=== The problem ===
From the first line of the listing below, retype each line up to and including the one with "import plotly.graph_objects as go"; pictures stay out.

+ + + + + + +

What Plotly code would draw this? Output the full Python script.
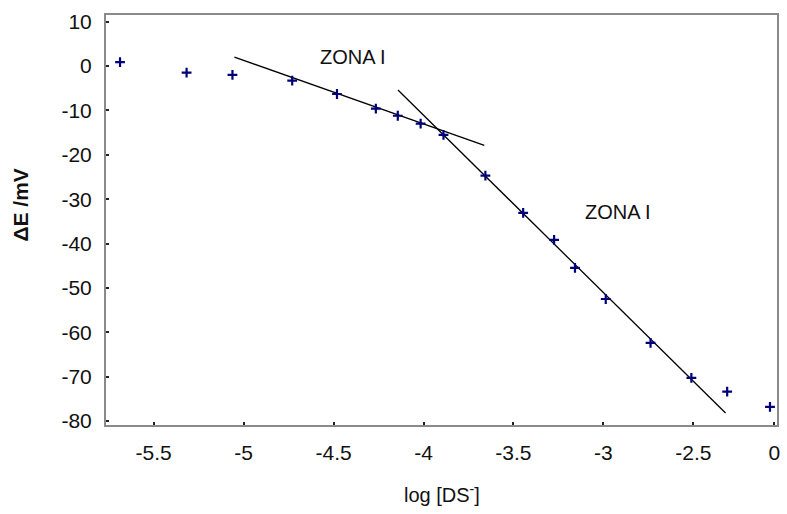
import plotly.graph_objects as go

# Measured points: log [DS-] vs Delta E (mV)
log_ds = [-5.687, -5.317, -5.062, -4.730, -4.481, -4.265, -4.143, -4.016, -3.889,
          -3.656, -3.446, -3.274, -3.158, -2.987, -2.738, -2.511, -2.312, -2.074]
delta_e = [0.9, -1.5, -2.0, -3.3, -6.3, -9.6, -11.2, -13.0, -15.5,
           -24.7, -33.1, -39.2, -45.5, -52.5, -62.4, -70.3, -73.4, -76.8]

# Fitted straight lines (end points) for the two zones
fit1_x = [-5.051, -3.662]
fit1_y = [2.0, -17.9]
fit2_x = [-4.142, -2.321]
fit2_y = [-5.4, -78.2]

# Axis ticks (the original chart labels its last tick "0")
x_tickvals = [-5.5, -5.0, -4.5, -4.0, -3.5, -3.0, -2.5, -2.05]
x_ticktext = ["-5.5", "-5", "-4.5", "-4", "-3.5", "-3", "-2.5", "0"]
y_tickvals = [10, 0, -10, -20, -30, -40, -50, -60, -70, -80]
y_ticktext = ["10", "0", "-10", "-20", "-30", "-40", "-50", "-60", "-70", "-80"]

zone_labels = ["ZONA I", "ZONA I"]
zone_x = [-4.392, -2.920]
zone_y = [2.1, -32.9]

font = "Liberation Sans, Arial, sans-serif"

fig = go.Figure()
fig.add_trace(go.Scatter(x=fit1_x, y=fit1_y, mode="lines",
                         line=dict(color="black", width=1.3), showlegend=False))
fig.add_trace(go.Scatter(x=fit2_x, y=fit2_y, mode="lines",
                         line=dict(color="black", width=1.3), showlegend=False))
fig.add_trace(go.Scatter(x=log_ds, y=delta_e, mode="markers",
                         marker=dict(symbol="cross-thin", size=7,
                                     line=dict(color="#00007a", width=2.2)),
                         showlegend=False))

for t, xx, yy in zip(zone_labels, zone_x, zone_y):
    fig.add_annotation(x=xx, y=yy, text=t, showarrow=False, xanchor="center",
                       yanchor="middle",
                       font=dict(family=font, size=20, color="#111"))

fig.add_annotation(x=-0.127, y=0.537, xref="paper", yref="paper", text="<b>ΔE /mV</b>",
                   textangle=-90, showarrow=False, xanchor="center", yanchor="middle",
                   font=dict(family=font, size=21, color="#111"))
fig.add_annotation(x=0.50, y=-0.168, xref="paper", yref="paper",
                   text="log [DS<sup>-</sup>]", showarrow=False, xanchor="center",
                   yanchor="middle",
                   font=dict(family=font, size=20, color="#111"))

axis_common = dict(showgrid=False, zeroline=False, showline=True, mirror=True,
                   linecolor="#8a8a8a", linewidth=2, ticks="inside", ticklen=3,
                   tickwidth=2, tickcolor="#222",
                   tickfont=dict(family=font, size=21, color="#111"))

fig.update_xaxes(range=[-5.765, -2.035], tickvals=x_tickvals, ticktext=x_ticktext,
                 ticklabelstandoff=8, **axis_common)
fig.update_yaxes(range=[-80.9, 11.5], tickvals=y_tickvals, ticktext=y_ticktext,
                 ticklabelstandoff=8, **axis_common)

fig.update_layout(width=787, height=514, margin=dict(l=106, r=7, t=15, b=89),
                  plot_bgcolor="white", paper_bgcolor="white")

fig.write_html("out.html")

+ + + + + + +

=== Exercise solution ===
What Plotly code would draw this? Output the full Python script.
import plotly.graph_objects as go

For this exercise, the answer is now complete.